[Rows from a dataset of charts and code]
● ● ● ●
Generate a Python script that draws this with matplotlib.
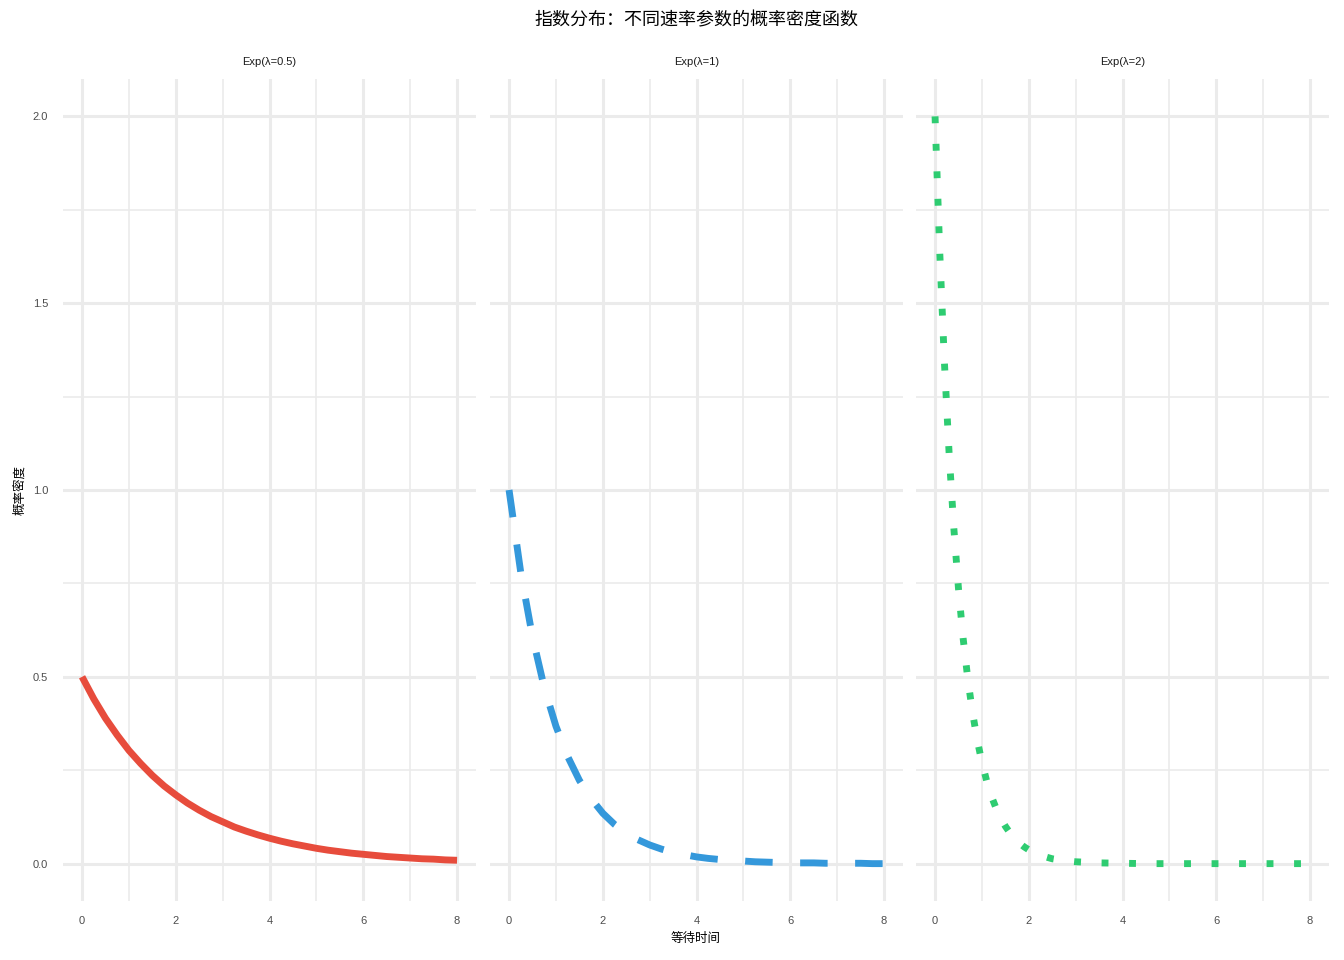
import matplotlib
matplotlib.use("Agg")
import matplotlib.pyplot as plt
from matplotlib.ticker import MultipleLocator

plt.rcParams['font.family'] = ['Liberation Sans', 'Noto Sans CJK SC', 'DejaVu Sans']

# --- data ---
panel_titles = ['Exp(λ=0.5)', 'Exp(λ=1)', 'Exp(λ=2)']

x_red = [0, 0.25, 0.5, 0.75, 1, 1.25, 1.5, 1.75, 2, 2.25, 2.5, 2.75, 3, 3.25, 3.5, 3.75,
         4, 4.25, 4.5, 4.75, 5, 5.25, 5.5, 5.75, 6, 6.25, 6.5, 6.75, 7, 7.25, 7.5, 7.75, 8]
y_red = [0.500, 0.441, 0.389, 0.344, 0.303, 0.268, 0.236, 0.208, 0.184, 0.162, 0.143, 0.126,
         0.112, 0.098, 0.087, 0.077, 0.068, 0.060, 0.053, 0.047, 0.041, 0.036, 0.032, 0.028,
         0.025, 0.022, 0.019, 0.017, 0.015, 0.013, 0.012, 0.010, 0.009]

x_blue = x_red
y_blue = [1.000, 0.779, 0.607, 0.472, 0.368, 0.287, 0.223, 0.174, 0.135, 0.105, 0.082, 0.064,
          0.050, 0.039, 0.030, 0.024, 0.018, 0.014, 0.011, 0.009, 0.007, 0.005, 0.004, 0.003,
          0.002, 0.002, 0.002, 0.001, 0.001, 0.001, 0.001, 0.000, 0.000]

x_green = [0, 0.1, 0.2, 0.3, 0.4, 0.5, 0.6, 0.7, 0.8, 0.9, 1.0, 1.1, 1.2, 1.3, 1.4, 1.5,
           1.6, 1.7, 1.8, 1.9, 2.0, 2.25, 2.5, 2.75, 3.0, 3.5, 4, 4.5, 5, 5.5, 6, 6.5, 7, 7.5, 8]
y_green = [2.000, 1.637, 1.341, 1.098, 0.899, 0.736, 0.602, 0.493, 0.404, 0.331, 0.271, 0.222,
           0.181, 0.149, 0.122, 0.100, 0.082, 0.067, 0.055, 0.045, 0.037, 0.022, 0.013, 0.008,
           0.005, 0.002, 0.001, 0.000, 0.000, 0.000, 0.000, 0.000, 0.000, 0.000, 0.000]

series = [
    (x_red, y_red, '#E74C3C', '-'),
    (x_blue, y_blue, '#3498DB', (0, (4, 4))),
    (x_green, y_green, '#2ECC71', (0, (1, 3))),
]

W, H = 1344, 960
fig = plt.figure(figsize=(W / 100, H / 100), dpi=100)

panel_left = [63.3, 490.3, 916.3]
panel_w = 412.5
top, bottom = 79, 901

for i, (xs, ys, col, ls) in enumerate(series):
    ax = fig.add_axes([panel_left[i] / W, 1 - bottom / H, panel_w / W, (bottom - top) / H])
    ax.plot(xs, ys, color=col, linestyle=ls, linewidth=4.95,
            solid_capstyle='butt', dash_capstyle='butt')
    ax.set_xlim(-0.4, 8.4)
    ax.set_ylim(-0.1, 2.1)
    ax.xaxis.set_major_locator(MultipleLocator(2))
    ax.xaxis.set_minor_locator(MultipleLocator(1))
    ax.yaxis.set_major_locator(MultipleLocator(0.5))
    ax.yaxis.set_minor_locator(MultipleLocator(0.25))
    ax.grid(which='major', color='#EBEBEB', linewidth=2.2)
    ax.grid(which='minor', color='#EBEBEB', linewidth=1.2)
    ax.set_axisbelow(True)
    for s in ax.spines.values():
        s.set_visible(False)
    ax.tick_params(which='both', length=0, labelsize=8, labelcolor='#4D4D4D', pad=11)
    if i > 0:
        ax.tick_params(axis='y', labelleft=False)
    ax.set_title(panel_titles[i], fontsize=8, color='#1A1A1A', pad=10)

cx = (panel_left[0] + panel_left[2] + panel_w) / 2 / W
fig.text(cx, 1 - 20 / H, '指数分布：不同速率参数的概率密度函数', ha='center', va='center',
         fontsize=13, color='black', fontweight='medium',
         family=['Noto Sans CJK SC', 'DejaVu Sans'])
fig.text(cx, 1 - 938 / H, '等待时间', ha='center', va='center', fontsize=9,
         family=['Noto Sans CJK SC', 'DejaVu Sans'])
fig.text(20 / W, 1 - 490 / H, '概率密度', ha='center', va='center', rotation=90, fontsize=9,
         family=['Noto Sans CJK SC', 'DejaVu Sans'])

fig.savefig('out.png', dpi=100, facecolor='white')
● ● ● ●
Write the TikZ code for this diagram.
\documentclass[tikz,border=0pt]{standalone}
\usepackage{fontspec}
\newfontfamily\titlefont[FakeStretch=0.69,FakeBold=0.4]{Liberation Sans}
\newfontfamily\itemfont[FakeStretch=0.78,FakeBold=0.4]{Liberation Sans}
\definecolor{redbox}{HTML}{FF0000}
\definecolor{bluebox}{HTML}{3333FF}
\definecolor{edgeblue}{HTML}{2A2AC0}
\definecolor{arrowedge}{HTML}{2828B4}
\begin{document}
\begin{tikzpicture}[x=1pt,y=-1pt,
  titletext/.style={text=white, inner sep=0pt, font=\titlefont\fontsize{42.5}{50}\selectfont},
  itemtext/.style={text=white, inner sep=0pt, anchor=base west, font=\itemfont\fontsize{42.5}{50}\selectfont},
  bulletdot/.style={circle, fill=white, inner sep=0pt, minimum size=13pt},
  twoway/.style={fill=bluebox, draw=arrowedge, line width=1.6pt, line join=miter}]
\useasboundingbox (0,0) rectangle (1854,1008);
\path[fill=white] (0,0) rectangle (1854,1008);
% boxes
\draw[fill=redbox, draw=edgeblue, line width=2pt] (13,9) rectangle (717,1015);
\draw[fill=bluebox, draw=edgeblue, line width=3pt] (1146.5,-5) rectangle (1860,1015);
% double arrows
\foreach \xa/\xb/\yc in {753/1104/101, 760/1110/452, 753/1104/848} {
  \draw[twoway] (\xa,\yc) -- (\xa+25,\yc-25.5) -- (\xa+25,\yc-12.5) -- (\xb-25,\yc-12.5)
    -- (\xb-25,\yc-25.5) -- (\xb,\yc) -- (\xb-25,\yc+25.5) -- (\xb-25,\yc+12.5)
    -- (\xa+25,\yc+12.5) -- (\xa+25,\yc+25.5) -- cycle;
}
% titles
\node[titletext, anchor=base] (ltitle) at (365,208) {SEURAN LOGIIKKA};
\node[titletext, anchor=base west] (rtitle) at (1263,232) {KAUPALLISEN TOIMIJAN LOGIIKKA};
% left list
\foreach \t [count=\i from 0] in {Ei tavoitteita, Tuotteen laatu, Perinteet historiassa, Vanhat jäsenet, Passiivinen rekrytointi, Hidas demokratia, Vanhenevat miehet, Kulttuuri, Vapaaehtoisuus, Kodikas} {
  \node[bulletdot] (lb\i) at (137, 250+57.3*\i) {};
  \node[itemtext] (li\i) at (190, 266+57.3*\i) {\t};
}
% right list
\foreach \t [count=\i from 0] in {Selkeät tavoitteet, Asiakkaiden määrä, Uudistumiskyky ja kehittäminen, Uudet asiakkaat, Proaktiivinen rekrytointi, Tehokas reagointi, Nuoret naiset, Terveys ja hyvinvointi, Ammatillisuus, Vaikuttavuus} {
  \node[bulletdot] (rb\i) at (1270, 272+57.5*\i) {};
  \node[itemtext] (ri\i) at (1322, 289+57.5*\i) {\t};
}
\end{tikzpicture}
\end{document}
● ● ● ●
(What is needed)
Make an exact copy of the lines from the one containing "Generate a Python" to the one containing "panel_titles = ['Exp(λ=0.5)', 'Exp(λ=1)', 'Exp(λ=2)']", keeping both and leaving out every picture.

(Answer to this problem)
Generate a Python script that draws this with matplotlib.
import matplotlib
matplotlib.use("Agg")
import matplotlib.pyplot as plt
from matplotlib.ticker import MultipleLocator

plt.rcParams['font.family'] = ['Liberation Sans', 'Noto Sans CJK SC', 'DejaVu Sans']

# --- data ---
panel_titles = ['Exp(λ=0.5)', 'Exp(λ=1)', 'Exp(λ=2)']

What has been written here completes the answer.